◆ Given instruction ◆
Below are the records. List every line holding the word "with".

## start Exercise data

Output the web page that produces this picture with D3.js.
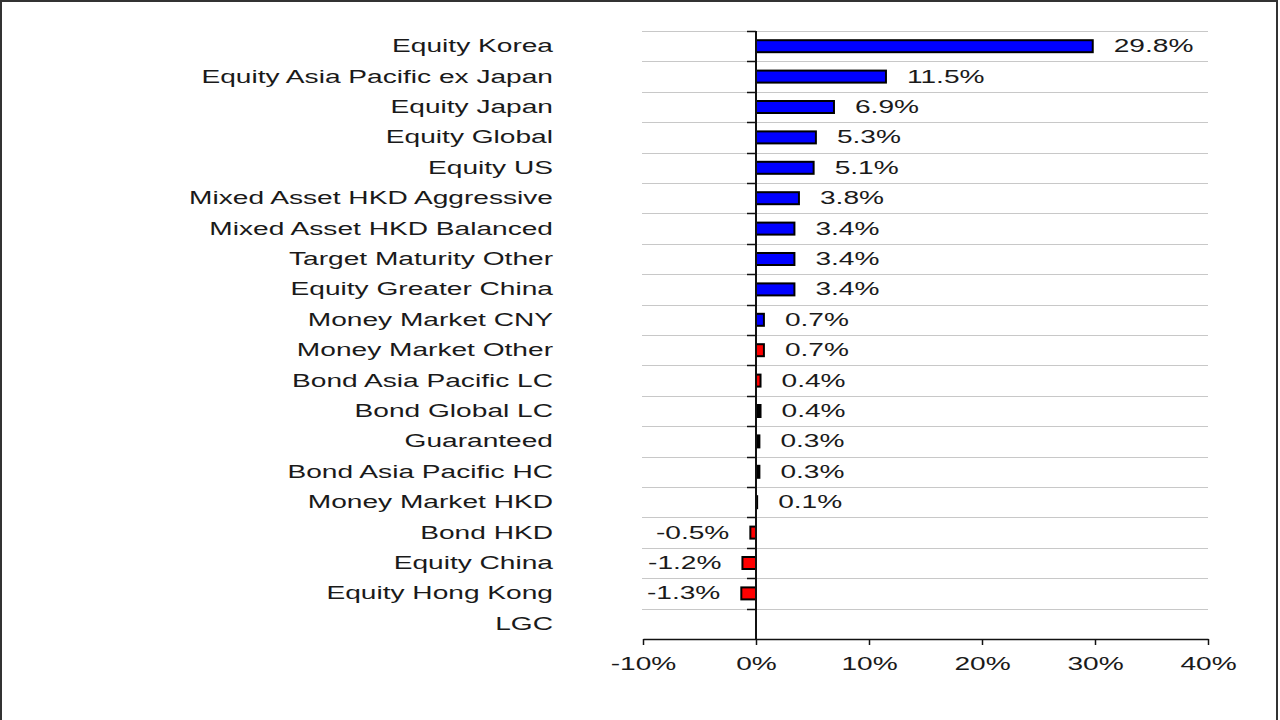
<!DOCTYPE html>
<html>
<head>
<meta charset="utf-8">
<script src="https://cdn.jsdelivr.net/npm/d3@7"></script>
<style>
  html, body { margin: 0; padding: 0; background: #fff; }
  svg { display: block; }
  text { font-family: "Liberation Sans", Arial, sans-serif; fill: #1a1a1a; }
</style>
</head>
<body>
<svg id="chart" width="1280" height="720"></svg>
<script>
// ---- data ----
const categories = [
  "Equity Korea", "Equity Asia Pacific ex Japan", "Equity Japan", "Equity Global",
  "Equity US", "Mixed Asset HKD Aggressive", "Mixed Asset HKD Balanced",
  "Target Maturity Other", "Equity Greater China", "Money Market CNY",
  "Money Market Other", "Bond Asia Pacific LC", "Bond Global LC", "Guaranteed",
  "Bond Asia Pacific HC", "Money Market HKD", "Bond HKD", "Equity China",
  "Equity Hong Kong", "LGC"
];
const values = [29.8, 11.5, 6.9, 5.3, 5.1, 3.8, 3.4, 3.4, 3.4, 0.7,
                 0.7, 0.4, 0.4, 0.3, 0.3, 0.1, -0.5, -1.2, -1.3, null];
const groups = ["B","B","B","B","B","B","B","B","B","B",
                "R","R","K","K","K","K","R","R","R","B"];
const xTicks = [-10, 0, 10, 20, 30, 40];

// ---- layout ----
const svg = d3.select("#chart");
const plot = { left: 643, right: 1208, top: 31, bottom: 639 };
const SX = 1.48; // horizontal text stretch as in reference
const fs = 19;

const x = d3.scaleLinear().domain([-10, 40]).range([plot.left, plot.right]);
const y = d3.scaleBand().domain(categories).range([plot.top, plot.bottom]).paddingInner(0).paddingOuter(0);
const color = d3.scaleOrdinal().domain(["B","R","K"]).range(["#0000ff", "#ff0000", "#000000"]);

// outer frame
svg.append("rect").attr("x", 1).attr("y", 1).attr("width", 1276).attr("height", 740)
  .attr("fill", "none").attr("stroke", "#333").attr("stroke-width", 2);

// horizontal gridlines at band boundaries
const bounds = categories.map(c => y(c));
svg.append("g").selectAll("line").data(bounds).join("line")
  .attr("x1", plot.left - 1).attr("x2", plot.right)
  .attr("y1", d => Math.round(d) + 0.5).attr("y2", d => Math.round(d) + 0.5)
  .attr("stroke", "#c8c8c8").attr("stroke-width", 1);

// bars
const data = categories.map((c, i) => ({ c, v: values[i], g: groups[i] })).filter(d => d.v !== null);
const barH = 12;
svg.append("g").selectAll("rect").data(data).join("rect")
  .attr("x", d => x(Math.min(0, d.v)))
  .attr("width", d => Math.abs(x(d.v) - x(0)))
  .attr("y", d => y(d.c) + y.bandwidth() / 2 - barH / 2)
  .attr("height", barH)
  .attr("fill", d => color(d.g))
  .attr("stroke", "#000").attr("stroke-width", 2);

// vertical zero axis with left ticks
const yAxisG = svg.append("g");
yAxisG.append("line").attr("x1", x(0)).attr("x2", x(0))
  .attr("y1", plot.top).attr("y2", plot.bottom).attr("stroke", "#111").attr("stroke-width", 2);
yAxisG.selectAll("line.tk").data(bounds).join("line").attr("class", "tk")
  .attr("x1", x(0) - 9).attr("x2", x(0))
  .attr("y1", d => Math.round(d) + 0.5).attr("y2", d => Math.round(d) + 0.5)
  .attr("stroke", "#111").attr("stroke-width", 1.5);

// x axis
const xAxis = d3.axisBottom(x).tickValues(xTicks).tickSize(6).tickSizeOuter(0)
  .tickFormat(d => d + "%");
const xg = svg.append("g").attr("transform", `translate(0,${plot.bottom})`).call(xAxis);
xg.select(".domain").attr("stroke", "#111").attr("stroke-width", 1.5);
xg.selectAll(".tick line").attr("stroke", "#111").attr("stroke-width", 1.5);
xg.selectAll(".tick text").remove();
xg.selectAll(".tick").append("text")
  .attr("transform", `translate(0,31) scale(${SX},1)`)
  .attr("text-anchor", "middle")
  .style("font-size", fs + "px")
  .text(d => d + "%");

// category labels
svg.append("g").selectAll("text").data(categories).join("text")
  .attr("transform", d => `translate(553,${y(d) + y.bandwidth() / 2 + 6}) scale(${SX},1)`)
  .attr("text-anchor", "end")
  .style("font-size", fs + "px")
  .text(d => d);

// value labels
const fmt = v => v.toFixed(1) + "%";
svg.append("g").selectAll("text").data(data).join("text")
  .attr("transform", d => {
    const xx = d.v >= 0 ? x(d.v) + 21 : x(d.v) - 21;
    return `translate(${xx},${y(d.c) + y.bandwidth() / 2 + 6}) scale(${SX},1)`;
  })
  .attr("text-anchor", d => d.v >= 0 ? "start" : "end")
  .style("font-size", fs + "px")
  .text(d => fmt(d.v));
</script>
</body>
</html>
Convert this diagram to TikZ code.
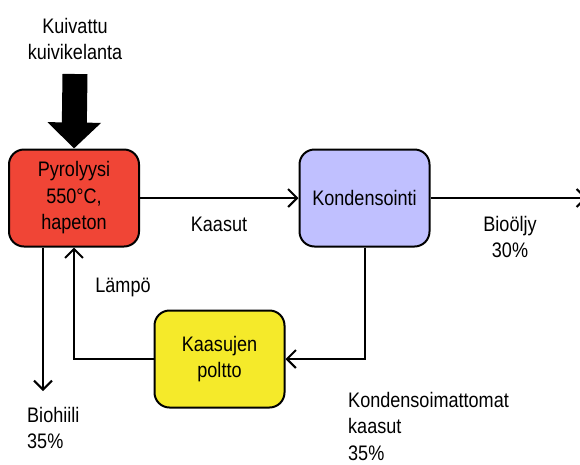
\documentclass[tikz,border=0pt]{standalone}
\usepackage{fontspec}
\setmainfont{Liberation Sans}[FakeStretch=0.86]
\usetikzlibrary{arrows.meta}
\definecolor{pyrored}{HTML}{F04536}
\definecolor{kondblue}{HTML}{C0C0FF}
\definecolor{burnyellow}{HTML}{F5EA2A}
\tikzset{
  stage/.style={draw, line width=2pt, rounded corners=15pt, minimum width=130pt, minimum height=97pt, align=center, inner sep=0pt},
  flow/.style={line width=2pt, -{Straight Barb[length=9pt,width=18pt]}},
  lbl/.style={inner sep=0pt, align=left}
}
\begin{document}
\begin{tikzpicture}[x=1pt,y=-1pt,font=\fontsize{21}{26.5}\selectfont]
\useasboundingbox (0,0) rectangle (580,464);
\node[stage, fill=pyrored] (pyro) at (74,198) {Pyrolyysi\\550°C,\\hapeton};
\node[stage, fill=kondblue] (kond) at (364.5,198) {Kondensointi};
\node[stage, fill=burnyellow] (burn) at (219.5,359) {Kaasujen\\poltto};
\node[lbl, anchor=north, align=center] (feed) at (75,18) {Kuivattu\\kuivikelanta};
\coordinate (feedtop) at (75,74);
\coordinate (oilend) at (587,198);
\coordinate (charend) at (43,391);
\draw[line width=25pt, -{Triangle[length=26pt,width=52pt]}] (feedtop) -- (pyro.north);
\draw[flow] (pyro) -- (kond);
\draw[flow] (kond) -- (oilend);
\draw[flow] (kond.south) |- (burn.east);
\draw[flow] (burn.west) -| (pyro.south);
\draw[flow] (pyro.south -| charend) -- (charend);
\node[lbl] (gas) at (219,224) {Kaasut};
\node[lbl, align=center] (oil) at (510,237) {Bioöljy\\30\%};
\node[lbl] (heat) at (123,287) {Lämpö};
\node[lbl, anchor=north west] (char) at (27,407) {Biohiili\\35\%};
\node[lbl, anchor=north west] (rest) at (348,392) {Kondensoimattomat\\kaasut\\35\%};
\end{tikzpicture}
\end{document}
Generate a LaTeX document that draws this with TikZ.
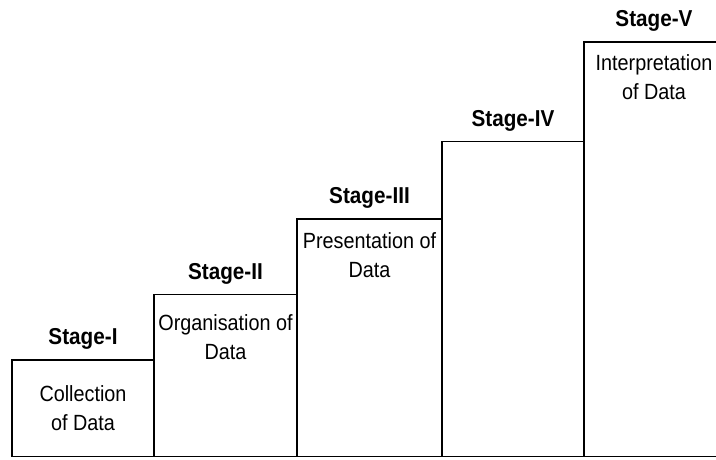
\documentclass[tikz,border=0pt]{standalone}
\usepackage{fontspec}
\setmainfont{Liberation Sans}[FakeStretch=0.9]
\usetikzlibrary{positioning}
\tikzset{
  % trappsteg
  stepline/.style={draw=black,line width=1.6pt},
  stepbox/.style={stepline,inner sep=0pt,outer sep=0pt,anchor=south west},
  steplbl/.style={font=\fontsize{23}{26}\selectfont\bfseries,inner sep=0pt},
  steptxt/.style={font=\fontsize{22}{29}\selectfont,align=center,inner sep=0pt},
}

\begin{document}
\begin{tikzpicture}[x=1pt,y=1pt]
  \useasboundingbox (0,0) rectangle (716,459);
  \coordinate (rim) at (716,0);
  % lådorna
  \node[stepbox,minimum width=142pt,minimum height=96.5pt] (s1) at (12,2.5) {};
  \node[stepbox,minimum width=143pt,minimum height=162pt] (s2) at (s1.south east) {};
  \node[stepbox,minimum width=145pt,minimum height=237.5pt] (s3) at (s2.south east) {};
  \node[stepbox,minimum width=142pt,minimum height=315pt] (s4) at (s3.south east) {};
  \node[stepbox,draw=none,minimum width=140pt,minimum height=414.5pt] (s5) at (s4.south east) {};
  \draw[stepline] (s5.north west -| rim) -- (s5.north west) -- (s5.south west) -- (s5.south west -| rim);
  % rubriker
  \node[steplbl,above=10pt of s1] (l1) {Stage-I};
  \node[steplbl,above=10pt of s2] (l2) {Stage-II};
  \node[steplbl,above=10pt of s3] (l3) {Stage-III};
  \node[steplbl,above=10pt of s4] (l4) {Stage-IV};
  \node[steplbl,above=10pt of s5] (l5) {Stage-V};
  % texter
  \node[steptxt] (t1) at (s1.center) {Collection\\of Data};
  \node[steptxt,below=20pt of s2.north] (t2) {Organisation of\\Data};
  \node[steptxt,below=13pt of s3.north] (t3) {Presentation of\\Data};
  \node[steptxt,below=12pt of s5.north] (t5) {Interpretation\\of Data};
\end{tikzpicture}
\end{document}
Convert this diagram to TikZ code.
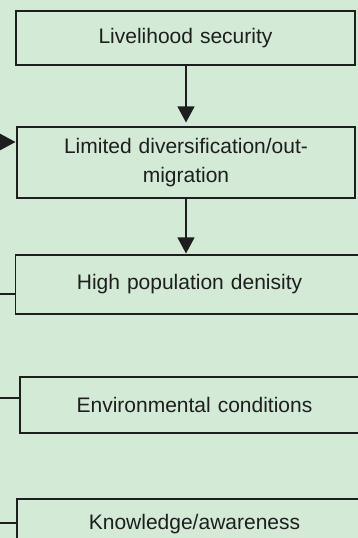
\documentclass[tikz,border=0pt]{standalone}
\usepackage{fontspec}
\setmainfont{Liberation Sans}
\usetikzlibrary{arrows.meta}
\definecolor{bggreen}{RGB}{210,234,214}
\definecolor{ink}{RGB}{30,30,30}
\newcommand\flowfont{\fontsize{21}{30}\selectfont\spaceskip 7pt\relax}
\begin{document}
\begin{tikzpicture}[x=1pt,y=-1pt,
    box/.style={draw=ink,line width=1.1pt,text=ink,inner sep=0pt,align=center,font=\flowfont},
    arr/.style={draw=ink,line width=1.1pt,-{Triangle[width=17pt,length=16pt]}}]
    \useasboundingbox (0,0) rectangle (358,538);
    \clip (0,0) rectangle (358,538);
    \fill[bggreen] (0,0) rectangle (358,538);
    \node[box,minimum width=339pt,minimum height=54pt] (live) at (185.5,38) {Livelihood security};
    \node[box,minimum width=338pt,minimum height=71pt] (divers) at (186,162.5) {Limited diversification/out-\\[-1pt]migration};
    \node[box,minimum width=348pt,minimum height=59pt] (popn) at (189.5,284.5) {High population denisity};
    \node[box,minimum width=349pt,minimum height=56pt] (envir) at (194.5,405) {Environmental conditions};
    \node[box,minimum width=355pt,minimum height=50pt] (know) at (194.5,524) {Knowledge/awareness};
    \coordinate (inA) at (-10,142);
    \coordinate (inB) at (-10,294);
    \coordinate (inC) at (-10,398);
    \coordinate (inD) at (-10,523);
    \draw[arr,shorten >=4pt] (live.south -| divers.north) -- (divers.north);
    \draw[arr,shorten >=1pt] (divers.south) -- (divers.south |- popn.north);
    \draw[arr,shorten >=1pt] (inA) -- (inA -| divers.west);
    \draw[draw=ink,line width=1.1pt] (inB) -- (inB -| popn.west) (inC) -- (inC -| envir.west) (inD) -- (inD -| know.west);
\end{tikzpicture}
\end{document}
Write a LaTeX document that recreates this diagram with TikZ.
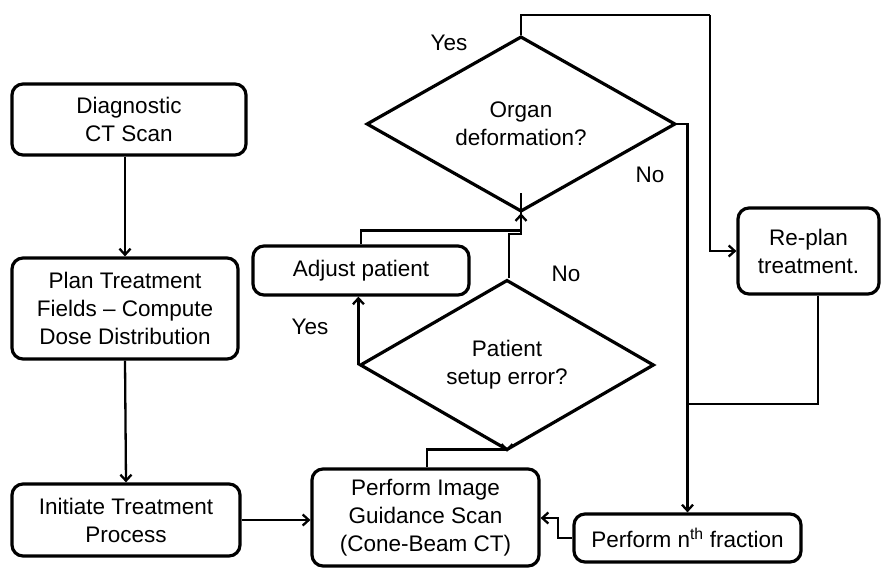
\documentclass[tikz,border=0pt]{standalone}
\usepackage{fontspec}
\setmainfont{Liberation Sans}
\usetikzlibrary{shapes.geometric,arrows.meta}
\begin{document}
\begin{tikzpicture}[x=1pt,y=-1pt,
  box/.style={draw,line width=3.2pt,rounded corners=11pt,align=center,inner sep=0pt,font=\fontsize{22.5}{28}\selectfont},
  dia/.style={draw,diamond,line width=3.2pt,align=center,inner sep=0pt,font=\fontsize{22.5}{28}\selectfont},
  conn/.style={line width=2.3pt},
  arr/.style={conn,-{Straight Barb[length=6pt,width=11pt,line width=2.3pt]}},
  lbl/.style={font=\fontsize{22.5}{28}\selectfont}]
\useasboundingbox (0,0) rectangle (882,568);
\node[box,minimum width=234pt,minimum height=71pt] (diag) at (129,119.5) {Diagnostic\\CT Scan};
\node[box,minimum width=226pt,minimum height=101pt] (plan) at (125,308.5) {Plan Treatment\\Fields – Compute\\Dose Distribution};
\node[box,minimum width=228pt,minimum height=72pt] (init) at (126,520) {Initiate Treatment\\Process};
\node[box,minimum width=227pt,minimum height=97pt] (img) at (425.5,517.5) {Perform Image\\Guidance Scan\\(Cone-Beam CT)};
\node[box,minimum width=227pt,minimum height=48pt] (frac) at (687.5,538) {Perform n\textsuperscript{th} fraction};
\node[box,minimum width=216pt,minimum height=49pt] (adj) at (361,270.5) {Adjust patient};
\node[box,minimum width=141pt,minimum height=86pt] (replan) at (808.5,251) {Re-plan\\treatment.};
\node[dia,minimum width=309pt,minimum height=168pt] (organ) at (521,124) {Organ\\deformation?};
\node[dia,minimum width=294pt,minimum height=132pt] (pat) at (507,365) {Patient\\setup error?};

\node[lbl] (yes1) at (449,43) {Yes};
\node[lbl] (no1) at (650,175) {No};
\node[lbl] (no2) at (566,274) {No};
\node[lbl] (yes2) at (310,327) {Yes};

\coordinate (top) at (710,15);
\coordinate (join) at (688,404);
\coordinate (fbend) at (558,538);

\draw[arr] (diag.south -| plan.north) -- (plan.north);
\draw[arr] (plan.south) -- (init.north);
\draw[arr] (init.east) -- (img.west |- init.east);
\draw[arr] ([xshift=1.5pt]img.north) -- ++(0,-18) -| (pat.south);
\draw[arr] (pat.west) -- (pat.west |- adj.south);
\draw[arr] (adj.north) -- ++(0,-14) -| (organ.south);
\draw[conn] ([xshift=2pt]pat.north) -- ++(0,-44) -| ([yshift=20pt]organ.south);
\draw[conn] (organ.north) |- (top);
\draw[arr] (top) |- (replan.west);
\draw[arr] (organ.east) -| (frac.north);
\draw[conn] ([xshift=9.5pt]replan.south) |- (join);
\draw[arr] (frac.west) -- (fbend) |- ([yshift=-0.5pt]img.east);
\end{tikzpicture}
\end{document}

## end Exercise data

◆ Exercise response ◆
Output the web page that produces this picture with D3.js.
// vertical zero axis with left ticks
Generate a LaTeX document that draws this with TikZ.
Write a LaTeX document that recreates this diagram with TikZ.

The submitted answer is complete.